§ **WORK REQUIRED**
Begin with the first line of the material and write out each line exactly, ending with the line that contains "const yTicks = [0, 10, 20, 30, 40, 50, 60, 70];". Pictures are not part of the copy.

————————

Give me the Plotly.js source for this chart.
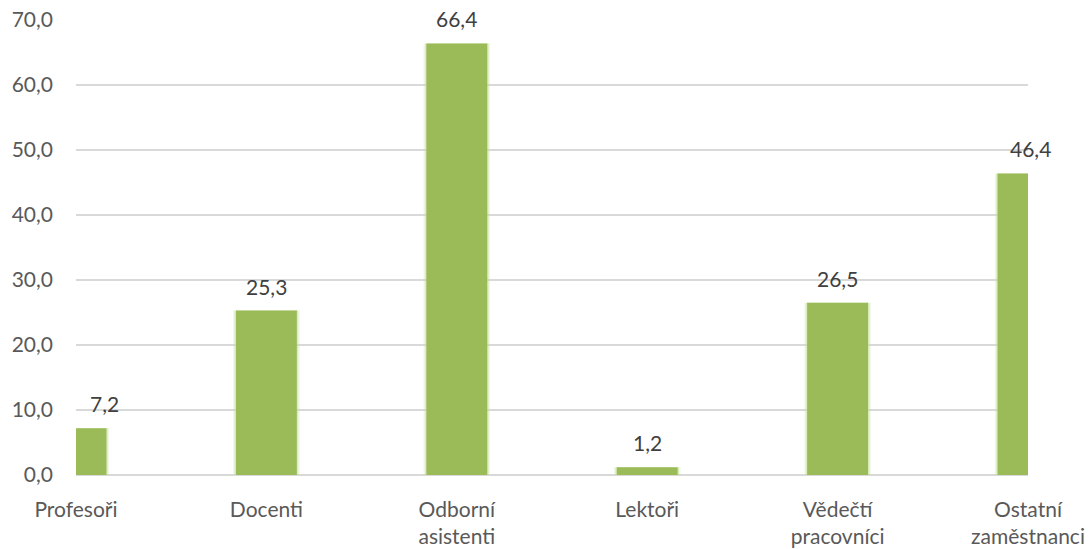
<!DOCTYPE html>
<html>
<head>
<meta charset="utf-8">
<script src="https://cdn.plot.ly/plotly-3.0.1.min.js"></script>
<style>html,body{margin:0;padding:0;background:#fff;}#chart{width:1091px;height:549px;}</style>
</head>
<body>
<div id="chart"></div>
<script>
const categories = ["Profesoři", "Docenti", "Odborní<br>asistenti", "Lektoři", "Vědečtí<br>pracovníci", "Ostatní<br>zaměstnanci"];
const values = [7.2, 25.3, 66.4, 1.2, 26.5, 46.4];
const labelText = ["7,2", "25,3", "66,4", "1,2", "26,5", "46,4"];
const labelShift = [28, 0, 0, 0, 0, 2];
const yTicks = [0, 10, 20, 30, 40, 50, 60, 70];

const fontFam = "Lato, 'Open Sans', sans-serif";
const xs = categories.map((c, i) => i);

const glow2 = {
  type: 'bar', x: xs, y: values, width: 0.35,
  marker: {color: 'rgba(200,228,160,0.25)', line: {width: 0}},
  hoverinfo: 'none'
};
const glow1 = {
  type: 'bar', x: xs, y: values, width: 0.335,
  marker: {color: 'rgba(190,222,145,0.45)', line: {width: 0}},
  hoverinfo: 'none'
};
const trace = {
  type: 'bar', x: xs, y: values, width: 0.32,
  marker: {color: '#9BBB59', line: {width: 0}},
  hoverinfo: 'none'
};

const annotations = values.map((v, i) => ({
  x: i, y: v, xref: 'x', yref: 'y',
  text: labelText[i], showarrow: false,
  yanchor: 'bottom', yshift: 10, xshift: labelShift[i],
  font: {family: fontFam, size: 21, color: '#404040'}
}));

const layout = {
  width: 1091, height: 549,
  margin: {l: 76, r: 63, t: 20, b: 74},
  paper_bgcolor: '#fff', plot_bgcolor: '#fff',
  showlegend: false,
  barmode: 'overlay',
  separators: ', ',
  xaxis: {
    range: [0, 5],
    tickmode: 'array',
    tickvals: xs,
    ticktext: categories,
    showgrid: false, zeroline: false, showline: false,
    ticks: '', ticklabelstandoff: 20,
    tickfont: {family: fontFam, size: 21, color: '#595959'},
    fixedrange: true
  },
  yaxis: {
    range: [0, 70],
    tickmode: 'array',
    tickvals: yTicks,
    ticktext: yTicks.map(t => t.toFixed(1).replace('.', ',')),
    showgrid: true, gridcolor: '#D9D9D9', gridwidth: 1.5,
    zeroline: true, zerolinecolor: '#D9D9D9', zerolinewidth: 1.5,
    showline: false, ticks: '', ticklabelstandoff: 22,
    tickfont: {family: fontFam, size: 21, color: '#595959'},
    fixedrange: true
  },
  annotations: annotations
};

Plotly.newPlot('chart', [glow2, glow1, trace], layout, {displayModeBar: false, staticPlot: true});
</script>
</body>
</html>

————————

§ **ANSWER BELOW**
Give me the Plotly.js source for this chart.
<!DOCTYPE html>
<html>
<head>
<meta charset="utf-8">
<script src="https://cdn.plot.ly/plotly-3.0.1.min.js"></script>
<style>html,body{margin:0;padding:0;background:#fff;}#chart{width:1091px;height:549px;}</style>
</head>
<body>
<div id="chart"></div>
<script>
const categories = ["Profesoři", "Docenti", "Odborní<br>asistenti", "Lektoři", "Vědečtí<br>pracovníci", "Ostatní<br>zaměstnanci"];
const values = [7.2, 25.3, 66.4, 1.2, 26.5, 46.4];
const labelText = ["7,2", "25,3", "66,4", "1,2", "26,5", "46,4"];
const labelShift = [28, 0, 0, 0, 0, 2];
const yTicks = [0, 10, 20, 30, 40, 50, 60, 70];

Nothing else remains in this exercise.